How A Best Buy Mixup Ruined A Great Hanukkah Present Image courtesy of (713 Avenue)
No mere retail mixup can really “ruin” any holiday. Holidays aren’t about turkeys or iPods or even candles: they’re about bringing people who care about each other or who are at least related to each other together for warm memories and strained conversation. Reader L. is disappointed in Best Buy, though: their mixup means that he couldn’t give his family the great presents he had planned for Hanukkah.
It’s not like he didn’t plan ahead: he’s an Elite Plus member of their rewards program, and ordered the iPods on Monday, when Best Buy opened up its Black Friday sale to its best customers. A box arrived on Wednesday, and the holiday began on Wednesday night. Perfect! Except the box didn’t contain the six iPod Nanos that he had ordered. It had one wireless mouse and another customer’s packing slip.
That’s no big deal, though, right? Shipping mishaps happen all of the time. All he had to do was call up Best Buy, and their customer service would straighten it out. Calling during one of the busiest times of year for the retailer would just require a little more patience. It wasn’t that simple. “I ended up spending hours on the phone with numerous customer service agents,” L. writes. “They would either transfer me to someone else, had no idea how to help me, or just couldn’t seem to understand what happened.” Apparently this doesn’t exist in the Best Buy Customer Service Book of Scripts.
Finally, L. got transferred to a unit called Back End Services. That sounds like the department that would hold the answer to a problem with online ordering and shipping, doesn’t it? It did not. All it held were, apparently, parrots. “They would just repeat what I said and not actually get anything accomplished,” L. explains. “They would ask me a question, I would answer, then they would put me on hold for a about 15 minutes, and then continue to ask me same question again as if they had never asked it before.”

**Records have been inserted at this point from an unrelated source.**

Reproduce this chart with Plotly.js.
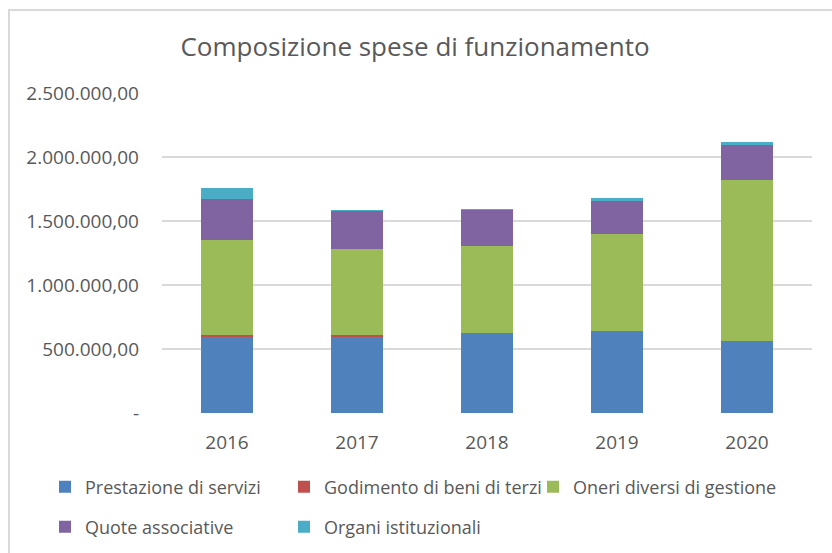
<!DOCTYPE html>
<html>
<head>
<meta charset="utf-8">
<script src="https://cdn.plot.ly/plotly-3.0.1.min.js"></script>
<style>
  html, body { margin: 0; padding: 0; background: #ffffff; }
  #wrap { position: relative; width: 832px; height: 553px; overflow: hidden; }
  #frame { position: absolute; left: 8px; top: 9px; width: 900px; height: 700px;
           border-left: 2px solid #d9d9d9; border-top: 2px solid #d9d9d9; pointer-events: none; }
  #chart { position: absolute; left: 0; top: 0; width: 832px; height: 553px; }
</style>
</head>
<body>
<div id="wrap">
  <div id="chart"></div>
  <div id="frame"></div>
</div>
<script>
const years = ['2016', '2017', '2018', '2019', '2020'];
const prestazioneServizi = [591000, 593000, 625000, 643000, 565000];
const godimentoBeni = [20000, 18000, 0, 0, 0];
const oneriDiversi = [740000, 670000, 682000, 753000, 1255000];
const quoteAssociative = [318000, 297000, 279000, 263000, 273000];
const organiIstituzionali = [86000, 8000, 5000, 18000, 26000];

const seriesNames = ['Prestazione di servizi', 'Godimento di beni di terzi', 'Oneri diversi di gestione',
                     'Quote associative', 'Organi istituzionali'];
const yTickValues = [0, 500000, 1000000, 1500000, 2000000, 2500000];
const yTickLabels = ['-', '500.000,00', '1.000.000,00', '1.500.000,00', '2.000.000,00', '2.500.000,00'];

const colors = ['#4f81bd', '#c0504d', '#9bbb59', '#8064a2', '#4bacc6'];
const seriesValues = [prestazioneServizi, godimentoBeni, oneriDiversi, quoteAssociative, organiIstituzionali];
const legendIds = ['legend', 'legend2', 'legend3', 'legend4', 'legend5'];
// legend entry placement (px in the 832x553 container)
const legendLeft = [45, 284, 533, 45, 284];
const legendMidY = [487, 487, 487, 527, 527];

const textColor = '#595959';
const font = 'Open Sans, DejaVu Sans, sans-serif';

const traces = seriesValues.map((vals, i) => ({
  type: 'bar',
  name: seriesNames[i],
  x: years,
  y: vals,
  marker: { color: colors[i], line: { width: 0 } },
  legend: legendIds[i],
  hoverinfo: 'skip'
}));

const W = 832, H = 553;
const plotLeft = 162, plotRight = 812, plotTop = 93, plotBottom = 413;

const layout = {
  width: W,
  height: H,
  margin: { l: plotLeft, r: W - plotRight, t: plotTop, b: H - plotBottom, pad: 0, autoexpand: false },
  paper_bgcolor: 'rgba(0,0,0,0)',
  plot_bgcolor: 'rgba(0,0,0,0)',
  barmode: 'stack',
  bargap: 0.6,
  showlegend: true,
  title: {
    text: 'Composizione spese di funzionamento',
    font: { family: font, size: 26, color: textColor },
    x: 415 / W, xref: 'container', xanchor: 'center',
    y: 1 - 47 / H, yref: 'container', yanchor: 'middle'
  },
  xaxis: {
    type: 'category',
    showgrid: false,
    showline: false,
    zeroline: false,
    ticks: '',
    ticklabelstandoff: 16,
    tickfont: { family: font, size: 19, color: textColor }
  },
  yaxis: {
    range: [0, 2500000],
    tickvals: yTickValues,
    ticktext: yTickLabels,
    showgrid: true,
    gridcolor: '#d9d9d9',
    gridwidth: 1.5,
    zeroline: false,
    showline: false,
    ticks: '',
    ticklabelstandoff: 22,
    tickfont: { family: font, size: 19, color: textColor }
  }
};

legendIds.forEach((id, i) => {
  layout[id] = {
    orientation: 'h',
    xref: 'container',
    yref: 'container',
    xanchor: 'left',
    yanchor: 'middle',
    x: legendLeft[i] / W,
    y: 1 - legendMidY[i] / H,
    font: { family: font, size: 18, color: textColor },
    itemclick: false,
    itemdoubleclick: false,
    bgcolor: 'rgba(0,0,0,0)'
  };
});

Plotly.newPlot('chart', traces, layout, { displayModeBar: false, staticPlot: true });
</script>
</body>
</html>
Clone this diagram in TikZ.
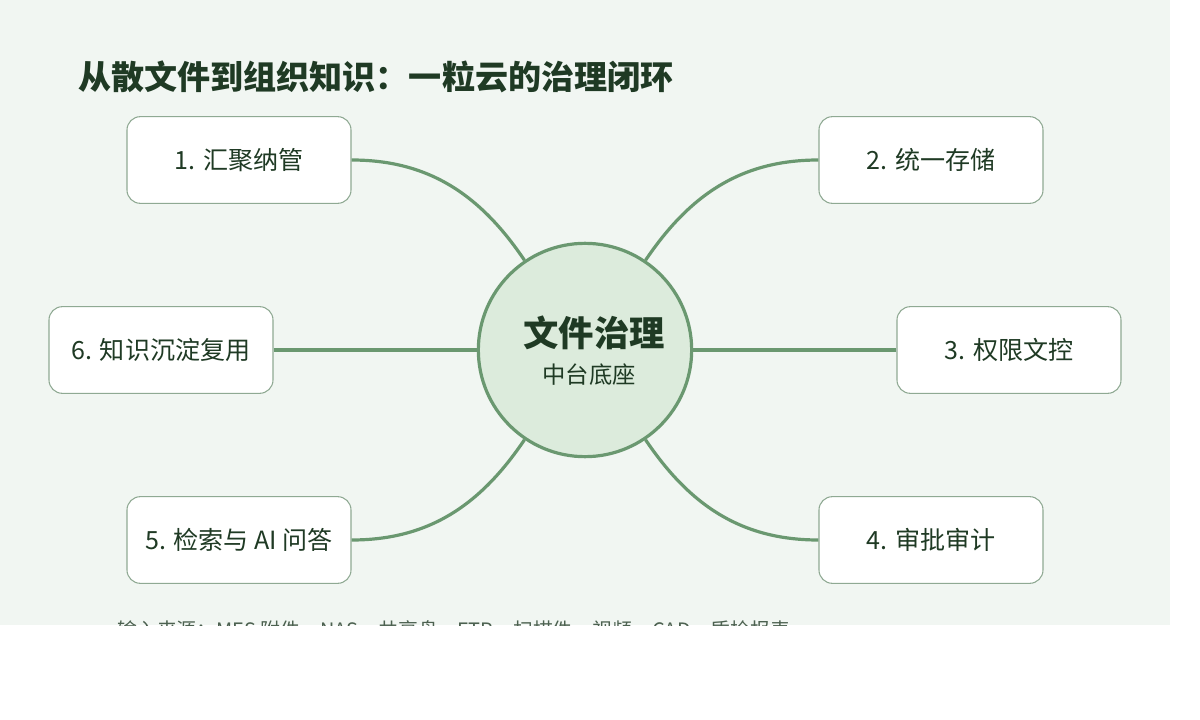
\documentclass[tikz,border=0pt]{standalone}
\usepackage{fontspec}
\setmainfont{Noto Sans CJK SC}
\usepackage{xcolor}
\definecolor{bgc}{HTML}{F1F6F2}
\definecolor{linec}{HTML}{6A9870}
\definecolor{boxc}{HTML}{8FA993}
\definecolor{darkc}{HTML}{1F3A24}
\definecolor{hubc}{HTML}{DCEBDC}

\begin{document}
\begin{tikzpicture}[x=0.75pt, y=-0.75pt]
        % ================= 样式定义 =================
        \tikzset{
            stepbox/.style={rectangle, rounded corners=10pt, draw=boxc, thick, fill=white, minimum width=168pt, minimum height=65pt, inner sep=0pt, font=\fontsize{18.8}{22}\selectfont, text=darkc},
            hub/.style={circle, draw=linec, line width=2.4pt, fill=hubc, minimum size=160pt, inner sep=0pt},
            link/.style={line width=2.4pt, linec}
        }
        \useasboundingbox (0,0) rectangle (1200,720);

        % ================= 背景与标题 =================
        \fill[bgc] (0,0) rectangle (1170,625);
        \node[anchor=west, inner sep=0pt, font=\fontsize{24.8}{28}\selectfont\bfseries, text=darkc] (title) at (78,77) {从散文件到组织知识：一粒云的治理闭环};

        % ================= 步骤节点 =================
        \node[stepbox] (s1) at (239,160) {1. 汇聚纳管};
        \node[stepbox] (s2) at (931,160) {2. 统一存储};
        \node[stepbox] (s3) at (1009,350) {3. 权限文控};
        \node[stepbox] (s4) at (931,540) {4. 审批审计};
        \node[stepbox] (s5) at (239,540) {5. 检索与 AI 问答};
        \node[stepbox] (s6) at (161,350) {6. 知识沉淀复用};

        % ================= 中心节点 =================
        \node[hub] (core) at (585,350) {};

        % ================= 连线 =================
        \draw[link] (s1.east) to[out=0, in=124] (core.124);
        \draw[link] (s2.west) to[out=180, in=56] (core.56);
        \draw[link] (s3.west) -- (core.east);
        \draw[link] (s4.west) to[out=180, in=-56] (core.-56);
        \draw[link] (s5.east) to[out=0, in=-124] (core.-124);
        \draw[link] (s6.east) -- (core.west);

        % ================= 中心文字 =================
        \node[font=\fontsize{26.5}{30}\selectfont\bfseries, text=darkc] (coretitle) at (594,333) {文件治理};
        \node[font=\fontsize{17.5}{20}\selectfont, text=darkc] (coresub) at (589,375) {中台底座};

        % ================= 底部说明(被裁切) =================
        \begin{scope}
            \clip (0,0) rectangle (1170,625);
            \node[anchor=west, inner sep=0pt, font=\fontsize{14.9}{17}\selectfont, text=darkc!80] (sources) at (117,630) {输入来源：MES 附件、NAS、共享盘、FTP、扫描件、视频、CAD、质检报表};
        \end{scope}
\end{tikzpicture}
\end{document}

L. says that this department did have some suggestions for him, like calling up the person whose contact info was on the packing slip to find out whether they received his iPods, or queueing up outside of his local Best Buy when they opened up for Black Friday. Why should L. have to do these things when it was Best Buy’s error? Spending hours on the phone is bad enough.
It was time for a different tactic: maybe his local store could help and do the exchange. L. called them up and spoke to the very nice and very competent store manager, who couldn’t help him either. He could have someone at customer service contact L., and they did. Who was on the line? The trained parrots of the back end team.
He tried contacting corporate, even talking to escalated customer service representatives through the store’s forums. Nothing.
Finally, in desperation he laid out his whole sad tale and sent it to Consumerist. We passed his contact information and his story on to Best Buy’s media relations team…and waited. We’re still waiting. Best Buy says that they’re still working on what shouldn’t be a very complicated problem at all. A customer has to spend $3,500 at Best Buy to reach Elite Plus status: we’re really stunned that a customer who gives them that much business would get that kind of runaround.
If anyone out there received six iPods that you didn’t order, well, we can put you and L. in touch with each other if you’re interested. When we do hear something from Best Buy, we’ll let you know. Meanwhile, Hanukkah is over and L.’s relatives don’t have their iPods.